The HERO system (Wang et al., EMNLP 2025) established that machine-translated and machine-paraphrased text carry statistical fingerprints distinct from both human text and directly generated text. Binary human/AI classifiers conflate these categories, flagging benign translation assistance as AI generation. E7 addresses this with language-native, artifact-specific detection rather than statistical perplexity proxies.
Al-Shaibani and Ahmed (2025/2026) found in the most comprehensive Arabic detection study to date (11.7K samples, 99.9% F1) that stylometric features are domain-specific within a language, formal academic prose and informal social media text require different feature weights. E7's strategy-per-language architecture mirrors this finding by allowing per-language calibration.
Limitations
Each language strategy is maintained independently with its own dictionaries and patterns. Coverage varies by language: Romanian has the most extensive dictionaries (developed first), while some languages have more limited calque lists. The indicator can be extended per language by adding to the locale_strategies module.
The calque detection approach is inherently conservative: it flags expressions known to be LLM-favored translations but cannot detect novel calques.
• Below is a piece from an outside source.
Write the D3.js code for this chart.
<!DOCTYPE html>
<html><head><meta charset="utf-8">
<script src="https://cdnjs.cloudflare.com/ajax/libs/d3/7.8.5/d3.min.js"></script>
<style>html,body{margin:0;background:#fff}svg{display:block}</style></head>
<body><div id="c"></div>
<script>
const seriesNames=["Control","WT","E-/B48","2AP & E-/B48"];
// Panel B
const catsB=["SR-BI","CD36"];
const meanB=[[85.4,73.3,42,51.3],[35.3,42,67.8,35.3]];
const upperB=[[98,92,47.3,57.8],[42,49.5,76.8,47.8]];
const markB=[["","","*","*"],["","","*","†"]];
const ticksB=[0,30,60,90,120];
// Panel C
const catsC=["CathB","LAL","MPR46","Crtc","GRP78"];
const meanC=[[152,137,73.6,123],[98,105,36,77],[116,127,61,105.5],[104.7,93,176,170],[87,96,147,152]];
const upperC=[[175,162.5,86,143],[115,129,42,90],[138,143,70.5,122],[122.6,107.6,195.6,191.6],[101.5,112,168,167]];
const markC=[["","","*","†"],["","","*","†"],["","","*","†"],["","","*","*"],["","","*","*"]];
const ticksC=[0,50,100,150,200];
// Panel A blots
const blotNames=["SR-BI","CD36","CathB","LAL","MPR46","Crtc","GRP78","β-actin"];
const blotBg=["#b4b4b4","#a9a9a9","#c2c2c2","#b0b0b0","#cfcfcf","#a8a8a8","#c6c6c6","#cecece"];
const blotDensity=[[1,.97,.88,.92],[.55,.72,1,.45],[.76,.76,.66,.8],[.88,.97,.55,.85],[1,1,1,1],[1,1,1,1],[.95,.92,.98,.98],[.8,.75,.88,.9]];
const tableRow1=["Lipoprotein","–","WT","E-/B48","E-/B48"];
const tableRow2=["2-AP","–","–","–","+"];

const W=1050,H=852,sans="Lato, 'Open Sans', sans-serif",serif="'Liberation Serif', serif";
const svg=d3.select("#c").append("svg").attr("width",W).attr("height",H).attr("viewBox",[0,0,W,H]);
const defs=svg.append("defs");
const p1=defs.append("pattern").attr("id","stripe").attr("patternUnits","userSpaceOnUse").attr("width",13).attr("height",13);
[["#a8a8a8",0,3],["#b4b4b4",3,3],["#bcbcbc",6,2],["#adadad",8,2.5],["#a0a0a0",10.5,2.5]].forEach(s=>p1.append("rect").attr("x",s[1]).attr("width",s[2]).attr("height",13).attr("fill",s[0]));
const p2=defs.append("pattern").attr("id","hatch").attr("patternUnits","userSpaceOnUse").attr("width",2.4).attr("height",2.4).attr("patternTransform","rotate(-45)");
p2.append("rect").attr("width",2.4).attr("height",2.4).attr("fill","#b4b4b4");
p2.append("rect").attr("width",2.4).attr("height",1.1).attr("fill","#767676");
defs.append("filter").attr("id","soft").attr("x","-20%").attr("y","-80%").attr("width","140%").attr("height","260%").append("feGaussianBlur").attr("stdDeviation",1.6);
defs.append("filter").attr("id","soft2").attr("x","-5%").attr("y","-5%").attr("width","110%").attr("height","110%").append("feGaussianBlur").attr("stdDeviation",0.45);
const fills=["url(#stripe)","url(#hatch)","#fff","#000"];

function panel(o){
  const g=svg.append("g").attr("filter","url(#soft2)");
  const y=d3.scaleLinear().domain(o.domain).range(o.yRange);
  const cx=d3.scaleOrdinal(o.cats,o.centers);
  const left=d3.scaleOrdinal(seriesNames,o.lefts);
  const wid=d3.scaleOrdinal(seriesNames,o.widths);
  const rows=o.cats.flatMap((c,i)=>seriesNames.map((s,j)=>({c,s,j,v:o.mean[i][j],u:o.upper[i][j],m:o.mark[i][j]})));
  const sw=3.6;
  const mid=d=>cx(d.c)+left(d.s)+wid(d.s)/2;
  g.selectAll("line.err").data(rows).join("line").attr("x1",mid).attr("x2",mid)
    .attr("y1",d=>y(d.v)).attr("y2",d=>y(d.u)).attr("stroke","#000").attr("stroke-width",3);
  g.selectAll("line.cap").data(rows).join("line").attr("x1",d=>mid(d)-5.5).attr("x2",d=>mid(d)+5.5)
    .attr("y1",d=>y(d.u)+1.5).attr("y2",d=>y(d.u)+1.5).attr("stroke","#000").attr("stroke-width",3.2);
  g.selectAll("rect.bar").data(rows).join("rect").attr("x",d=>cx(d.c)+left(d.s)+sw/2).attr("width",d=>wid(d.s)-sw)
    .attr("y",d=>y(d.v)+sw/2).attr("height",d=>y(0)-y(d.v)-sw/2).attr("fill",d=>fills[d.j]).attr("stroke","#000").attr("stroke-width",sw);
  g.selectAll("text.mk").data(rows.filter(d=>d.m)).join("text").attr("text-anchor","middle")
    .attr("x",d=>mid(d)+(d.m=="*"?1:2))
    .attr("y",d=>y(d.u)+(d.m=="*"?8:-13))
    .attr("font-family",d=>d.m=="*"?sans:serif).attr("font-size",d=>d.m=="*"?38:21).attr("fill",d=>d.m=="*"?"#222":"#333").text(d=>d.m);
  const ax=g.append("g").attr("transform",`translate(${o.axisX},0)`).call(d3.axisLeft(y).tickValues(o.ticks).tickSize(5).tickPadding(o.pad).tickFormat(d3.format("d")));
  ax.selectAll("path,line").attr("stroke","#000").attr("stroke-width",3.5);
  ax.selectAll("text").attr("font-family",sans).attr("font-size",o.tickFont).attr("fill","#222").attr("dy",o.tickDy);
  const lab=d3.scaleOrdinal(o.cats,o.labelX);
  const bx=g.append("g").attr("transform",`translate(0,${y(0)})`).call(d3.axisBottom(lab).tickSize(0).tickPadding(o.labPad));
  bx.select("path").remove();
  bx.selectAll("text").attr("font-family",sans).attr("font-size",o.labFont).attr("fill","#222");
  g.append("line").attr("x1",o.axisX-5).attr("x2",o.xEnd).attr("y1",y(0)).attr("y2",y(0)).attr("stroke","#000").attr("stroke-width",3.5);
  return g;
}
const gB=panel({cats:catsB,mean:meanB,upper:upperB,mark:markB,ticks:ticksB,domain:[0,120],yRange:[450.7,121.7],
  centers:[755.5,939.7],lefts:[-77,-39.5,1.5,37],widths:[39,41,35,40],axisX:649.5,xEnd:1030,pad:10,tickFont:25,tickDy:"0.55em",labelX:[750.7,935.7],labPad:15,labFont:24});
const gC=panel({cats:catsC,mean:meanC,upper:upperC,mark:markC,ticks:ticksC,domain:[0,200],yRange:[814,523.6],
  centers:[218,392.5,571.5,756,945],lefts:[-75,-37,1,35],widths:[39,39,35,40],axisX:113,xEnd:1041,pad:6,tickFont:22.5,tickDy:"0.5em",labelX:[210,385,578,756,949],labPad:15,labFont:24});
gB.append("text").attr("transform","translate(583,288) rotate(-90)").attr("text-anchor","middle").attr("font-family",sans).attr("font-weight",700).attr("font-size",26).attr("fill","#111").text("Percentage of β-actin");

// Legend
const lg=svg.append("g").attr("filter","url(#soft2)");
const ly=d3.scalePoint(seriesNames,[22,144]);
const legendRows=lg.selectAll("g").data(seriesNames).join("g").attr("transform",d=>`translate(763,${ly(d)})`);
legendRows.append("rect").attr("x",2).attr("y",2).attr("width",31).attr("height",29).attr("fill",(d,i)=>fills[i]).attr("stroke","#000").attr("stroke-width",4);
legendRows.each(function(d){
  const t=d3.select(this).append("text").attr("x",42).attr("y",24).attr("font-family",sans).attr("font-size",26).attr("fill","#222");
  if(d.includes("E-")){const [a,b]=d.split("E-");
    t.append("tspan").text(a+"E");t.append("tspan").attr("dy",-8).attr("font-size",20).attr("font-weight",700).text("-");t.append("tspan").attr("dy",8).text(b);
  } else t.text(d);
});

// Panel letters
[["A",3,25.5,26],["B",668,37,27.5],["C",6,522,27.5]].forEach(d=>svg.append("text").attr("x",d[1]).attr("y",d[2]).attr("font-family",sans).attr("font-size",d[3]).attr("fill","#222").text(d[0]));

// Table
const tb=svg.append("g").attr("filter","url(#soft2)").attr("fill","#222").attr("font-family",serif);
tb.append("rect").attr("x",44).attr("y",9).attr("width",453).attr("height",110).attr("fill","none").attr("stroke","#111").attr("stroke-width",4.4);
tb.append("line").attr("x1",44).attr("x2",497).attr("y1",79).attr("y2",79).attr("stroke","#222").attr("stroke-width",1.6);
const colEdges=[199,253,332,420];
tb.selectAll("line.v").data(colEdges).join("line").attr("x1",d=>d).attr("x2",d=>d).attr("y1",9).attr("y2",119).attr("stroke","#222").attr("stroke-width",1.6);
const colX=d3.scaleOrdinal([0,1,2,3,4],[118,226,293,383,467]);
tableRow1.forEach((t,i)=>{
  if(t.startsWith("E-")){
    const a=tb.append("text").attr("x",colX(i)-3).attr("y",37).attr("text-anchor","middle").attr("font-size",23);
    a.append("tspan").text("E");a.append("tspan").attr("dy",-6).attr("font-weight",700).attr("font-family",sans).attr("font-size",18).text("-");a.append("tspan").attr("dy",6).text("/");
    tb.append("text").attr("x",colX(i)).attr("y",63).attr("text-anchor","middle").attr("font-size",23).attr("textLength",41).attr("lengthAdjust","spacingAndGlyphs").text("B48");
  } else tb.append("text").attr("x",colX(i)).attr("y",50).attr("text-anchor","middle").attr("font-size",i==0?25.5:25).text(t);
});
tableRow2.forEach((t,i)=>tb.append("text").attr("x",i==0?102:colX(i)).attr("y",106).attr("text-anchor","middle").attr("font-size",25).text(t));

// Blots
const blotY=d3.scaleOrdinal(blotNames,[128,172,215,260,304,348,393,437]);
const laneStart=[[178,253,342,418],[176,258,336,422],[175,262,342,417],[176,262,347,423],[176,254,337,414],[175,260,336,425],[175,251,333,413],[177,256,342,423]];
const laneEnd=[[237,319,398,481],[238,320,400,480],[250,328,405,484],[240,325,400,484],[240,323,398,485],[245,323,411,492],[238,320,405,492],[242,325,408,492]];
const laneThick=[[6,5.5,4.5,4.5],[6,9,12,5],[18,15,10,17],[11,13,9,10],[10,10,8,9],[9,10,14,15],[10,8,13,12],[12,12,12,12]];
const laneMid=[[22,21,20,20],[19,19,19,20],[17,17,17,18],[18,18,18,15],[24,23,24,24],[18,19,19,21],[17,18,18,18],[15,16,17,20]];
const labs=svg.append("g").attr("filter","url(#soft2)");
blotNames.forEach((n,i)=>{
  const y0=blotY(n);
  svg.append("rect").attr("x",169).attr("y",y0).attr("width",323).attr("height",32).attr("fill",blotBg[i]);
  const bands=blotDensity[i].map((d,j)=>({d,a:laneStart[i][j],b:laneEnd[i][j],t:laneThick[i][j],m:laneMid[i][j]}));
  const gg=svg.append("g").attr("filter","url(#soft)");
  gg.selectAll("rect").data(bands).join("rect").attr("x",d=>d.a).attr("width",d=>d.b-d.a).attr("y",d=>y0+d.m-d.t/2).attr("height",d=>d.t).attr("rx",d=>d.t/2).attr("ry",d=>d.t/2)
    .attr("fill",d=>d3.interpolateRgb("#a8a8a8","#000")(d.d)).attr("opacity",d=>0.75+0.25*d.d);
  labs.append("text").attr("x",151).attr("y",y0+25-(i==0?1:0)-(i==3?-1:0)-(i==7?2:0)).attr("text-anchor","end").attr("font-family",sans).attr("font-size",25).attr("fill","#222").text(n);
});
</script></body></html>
As LLMs improve their multilingual capabilities, the calque signal may weaken for high-resource languages while remaining strong for mid-resource languages.
Chinese, Japanese, and Korean use word-counting heuristics adapted for Chinese, Japanese and Korean (CJK) text (character-based rather than space-delimited tokenization), which may slightly differ from the Latin-script languages in sensitivity.
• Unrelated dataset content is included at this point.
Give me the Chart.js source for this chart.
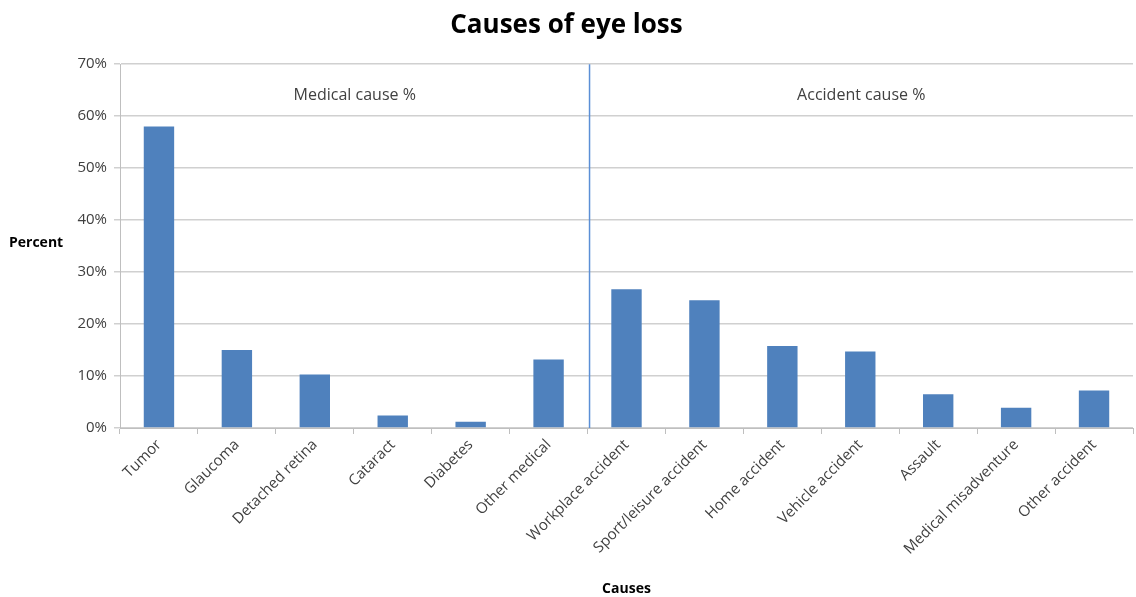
<!DOCTYPE html>
<html>
<head>
<meta charset="utf-8">
<title>Causes of eye loss</title>
<script src="https://cdn.jsdelivr.net/npm/chart.js@4.4.0/dist/chart.umd.min.js"></script>
<style>
    html, body { margin: 0; padding: 0; background: #fff; }
    #wrap { width: 1136px; height: 597px; }
</style>
</head>
<body>
<div id="wrap"><canvas id="eyeChart" width="1136" height="597"></canvas></div>
<script>
// Data
const causes = ['Tumor', 'Glaucoma', 'Detached retina', 'Cataract', 'Diabetes', 'Other medical',
    'Workplace accident', 'Sport/leisure accident', 'Home accident', 'Vehicle accident',
    'Assault', 'Medical misadventure', 'Other accident'];
const percents = [58.0, 15.0, 10.3, 2.4, 1.2, 13.2, 26.7, 24.6, 15.8, 14.7, 6.5, 3.9, 7.2];
const groupLabels = ['Medical cause %', 'Accident cause %'];
const medicalCount = 6;

const FONT = '"Open Sans", Lato, sans-serif';

// Divider line, group captions and the horizontal y title
const groupPlugin = {
    id: 'groups',
    afterDatasetsDraw(chart) {
        const { ctx, chartArea, scales } = chart;
        const x = scales.x;
        const splitX = (x.getPixelForValue(medicalCount - 1) + x.getPixelForValue(medicalCount)) / 2 + 2;
        ctx.save();
        ctx.strokeStyle = '#5b8fd6';
        ctx.lineWidth = 1.5;
        ctx.beginPath();
        ctx.moveTo(splitX, chartArea.top);
        ctx.lineTo(splitX, chartArea.bottom);
        ctx.stroke();

        ctx.fillStyle = '#404040';
        ctx.font = '16px ' + FONT;
        ctx.textAlign = 'center';
        ctx.textBaseline = 'middle';
        const capY = scales.y.getPixelForValue(64);
        ctx.fillText(groupLabels[0], (chartArea.left + splitX) / 2, capY);
        ctx.fillText(groupLabels[1], (splitX + chartArea.right) / 2, capY);

        ctx.fillStyle = '#000';
        ctx.font = 'bold 14px ' + FONT;
        ctx.textAlign = 'left';
        ctx.fillText('Percent', 9, scales.y.getPixelForValue(35.5));
        ctx.restore();
    }
};

new Chart(document.getElementById('eyeChart'), {
    type: 'bar',
    data: {
        labels: causes,
        datasets: [{
            data: percents,
            backgroundColor: '#4f81bd',
            barPercentage: 1,
            categoryPercentage: 0.39
        }]
    },
    options: {
        responsive: false,
        animation: false,
        layout: { padding: { left: 0, right: 3, top: 0, bottom: 0 } },
        plugins: {
            legend: { display: false },
            tooltip: { enabled: false },
            title: {
                display: true,
                text: 'Causes of eye loss',
                color: '#000',
                font: { family: FONT, size: 26, weight: 'bold' },
                padding: { top: 10, bottom: 23 }
            }
        },
        scales: {
            x: {
                afterFit(scale) { scale.height = 169; },
                grid: { display: true, drawOnChartArea: false, drawTicks: true, offset: true, tickLength: 6, color: '#bfbfbf' },
                border: { color: '#bfbfbf' },
                ticks: {
                    color: '#404040',
                    font: { family: FONT, size: 15 },
                    maxRotation: 45,
                    minRotation: 45,
                    padding: 2
                },
                title: {
                    display: true,
                    text: 'Causes',
                    color: '#000',
                    font: { family: FONT, size: 14, weight: 'bold' },
                    padding: { top: 4, bottom: 0 }
                }
            },
            y: {
                min: 0,
                max: 70,
                afterFit(scale) { scale.width = 120; },
                grid: { color: '#d0d0d0', lineWidth: 1.5, tickLength: 6 },
                border: { color: '#bfbfbf' },
                ticks: {
                    stepSize: 10,
                    color: '#404040',
                    font: { family: FONT, size: 15 },
                    padding: 7,
                    callback: v => v + '%'
                }
            }
        }
    },
    plugins: [groupPlugin]
});
</script>
</body>
</html>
The indicator returns a score of 0 and skipped metadata for English text. English-language documents should rely on E8 (Diacritics Forensics) for diacritic-level analysis.
References
- Wu Z, et al. DetectRL-X: towards reliable multilingual and real-world LLM-generated text detection. arXiv preprint arXiv:2605.15518. 2026. https://arxiv.org/abs/2605.15518
- Al-Shaibani M, Ahmed A. Arabic machine-generated text detection: stylometric analysis and cross-model evaluation. Expert Systems with Applications. 2026. https://www.sciencedirect.com/science/article/abs/pii/S0957417425042599
- Al Ali A, Helcl J, Libovicky J. Different time, different language: entropy vs perplexity in Czech AI text detection. 2025.
- Gargova S, et al. BuST: Bulgarian Siamese Transformer for machine-generated text detection. 2025.
- Wang J, et al. HERO: hierarchical length-robust detector for machine-generated text. Findings of EMNLP. 2025. https://aclanthology.org/2025.findings-emnlp.812/
- Tan Z, et al. DeTinyLLM: efficient detection of machine-generated text via compact paraphrase transformation. Information Fusion. 2025. https://www.sciencedirect.com/science/article/abs/pii/S1566253525007675
- Esperanto benchmark: back-translation evasion detection. 2025.